What Serranus Hastings did was use state law as it existed, and his knowledge and skill as a lawyer, former Chief Justice and state Attorney General to draft, circulate and submit a petition to the Governor requesting that he authorize the formation of what was then referred to as a “militia” to protect settlers and their property from the violence perpetrated by Native Americans, in large part because they believed that these same settlers (including Serranus Hastings) were trespassing on and stealing their ancestral land.

However, the European-settler narrative, dating back to the late 13th Century when Pope Alexander VI divided the “New World” between Spain and Portugal and adopted a “convert and civilize” plan for the native people in what came to be called the Americas, then, and still, holds that the current, war-winning government owns the land and holds title to it.

Yet this Legislature also finds that: “S.C. Hastings enriched himself through the seizure of large parts of these [ancestral] lands,” without mentioning that his purchase of the Eden Valley was pursuant to the legislative action of the U.S. Congress and California Legislature after the war with Mexico.

Serranus Hastings also testified under oath, which no one has thus far formally disputed, that he bought his land from the State of California. He was thus entitled under state law to protect it and his other property from theft and damage. Because the U.S. military authorities in the area refused to intercede on the settlers’ behalf, they followed the State’s prescribed procedure for enforcing the law by petitioning the governor to “deputize” local settlers to do so in the name of the State.

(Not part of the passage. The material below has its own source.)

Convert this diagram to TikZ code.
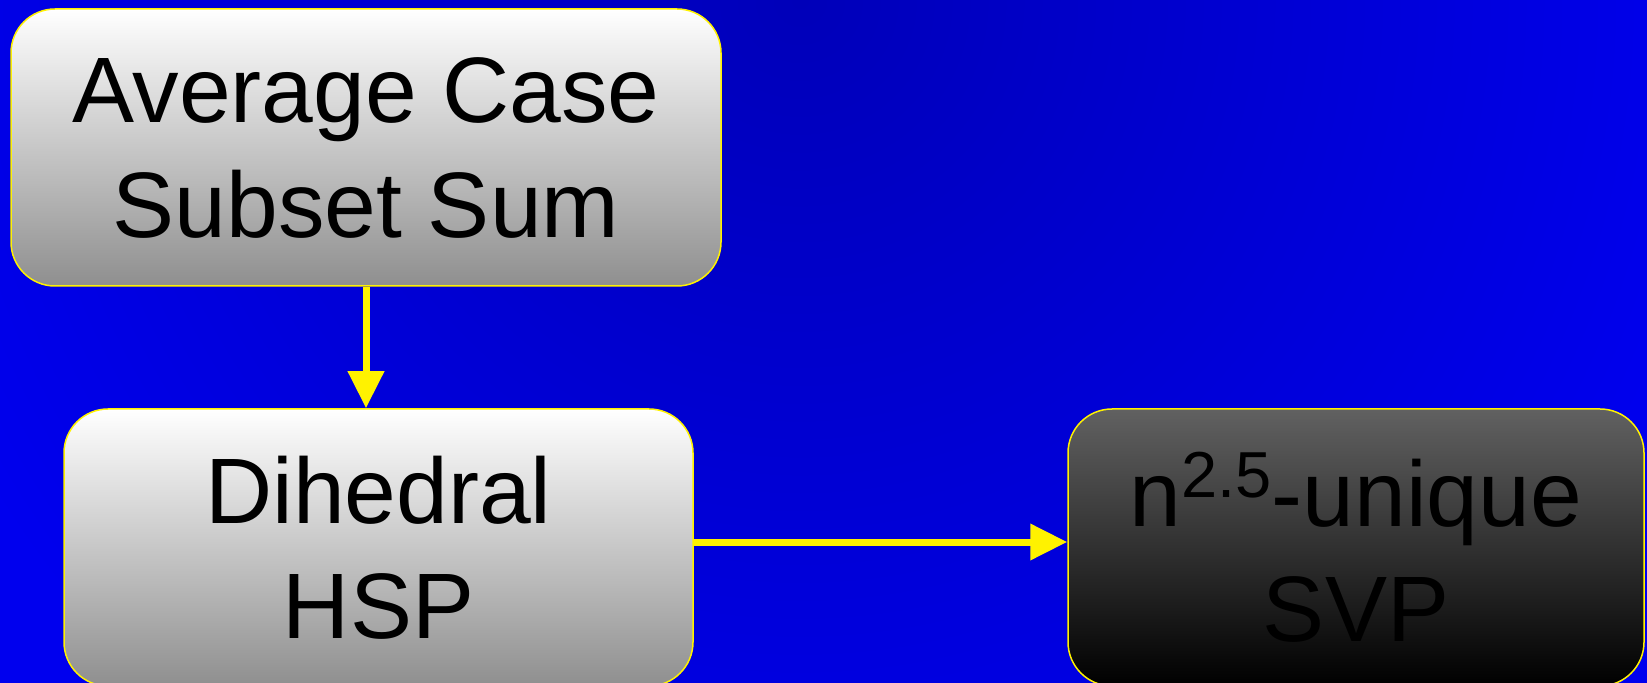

Thus, under color of that law, the Eel River Rangers were organized, but came to act in the brutal and horrific ways which are now being attributed to Serranus Hastings. But he took no part in or knew in advance of those wanton acts, which were carried out despite the Governor’s direction to the Rangers that they confine their activities to restraining “those known to have engaged in killing the stock and destroying the property of our citizens.”

Even one of the current historians whose narrative the Legislature is erroneously accepting in its entirety to discredit Serranus Hastings admits: “Hastings, then, was not exceptional in his call for action, only unique in his level of influence supporting such demands at the state level. And in their positive responses to constituents’ demands, governors were not unique, either. The state legislature played a role as well.”

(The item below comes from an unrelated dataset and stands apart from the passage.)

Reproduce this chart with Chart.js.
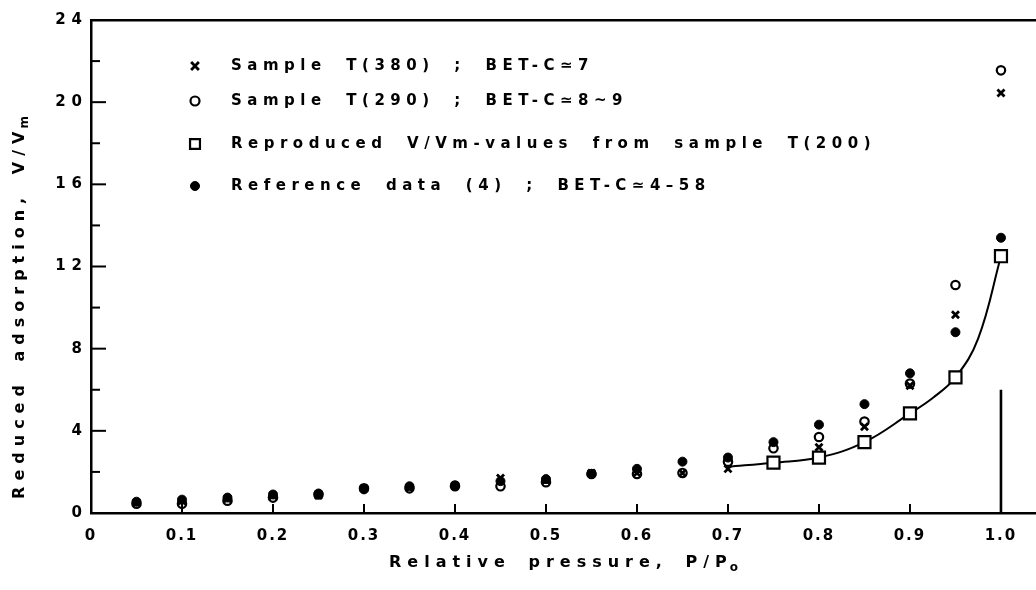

In an effort to sweeten the pot, AB 1936 also offers continued restorative justice to the referenced members of California’s native population by intending “to ensure that the College achieves” those goals, but does not authorize any of the funding necessary to carry out those suggested tasks. But that intent does not have the force of law, because legislators’ statements of intent are not part of what is enacted as law, even if they are the authors of the Bill at issue. See generally, Cal. Build. Ind. Assn v. State Water Res. Cont. Bd., 4 Cal.5th 1032, 1042-43 (2018), citing, Cal. Teachers Assn. v. San Diego Comm. Coll. Dist., 28 Cal.3d 692, 700 (1981).

The state Senate has scheduled a hearing on its SB 1288 for April 6, 2022 and will feature former San Francisco Mayor and California Assembly Speaker Willie Brown and U.S. Congresswoman Jackie Speier (both alumni of Hastings College of the Law) speaking in favor of the Bill. There will also be opposition witnesses, one of which will apparently be me.

Some points in opposition that were raised in my prior Daily Journal articles will be that: (1) the Legislature in 1860 essentially acquitted Serranus Hastings of any culpability for the currently charged wrongdoing; (2) the College’s affiliation with the University of California prevents the Legislature from having the state constitutional authority to change the College’s name; and (3) because the contract that the Legislature entered into with Serranus Hastings in 1878 provides that the College “shall forever be known and designated as the Hastings College of the Law” (Cal. Ed. Code Section 92200), the “contract clauses” in the U.S. and California Constitutions prevent it from impairing that contract by changing the name.

The kind of restorative justice that the College is pursuing is long overdue and should be implemented statewide. It is the Governor’s newly formed Truth and Healing Council whose job it is to provide the State with an overall analysis and decision about how to address “the historical relationship between the State of California and California Native Americans.” Executive Order N-15-19 (June 18, 2019). At this point, the Legislature should leave the decision about changing the College’s name to that body.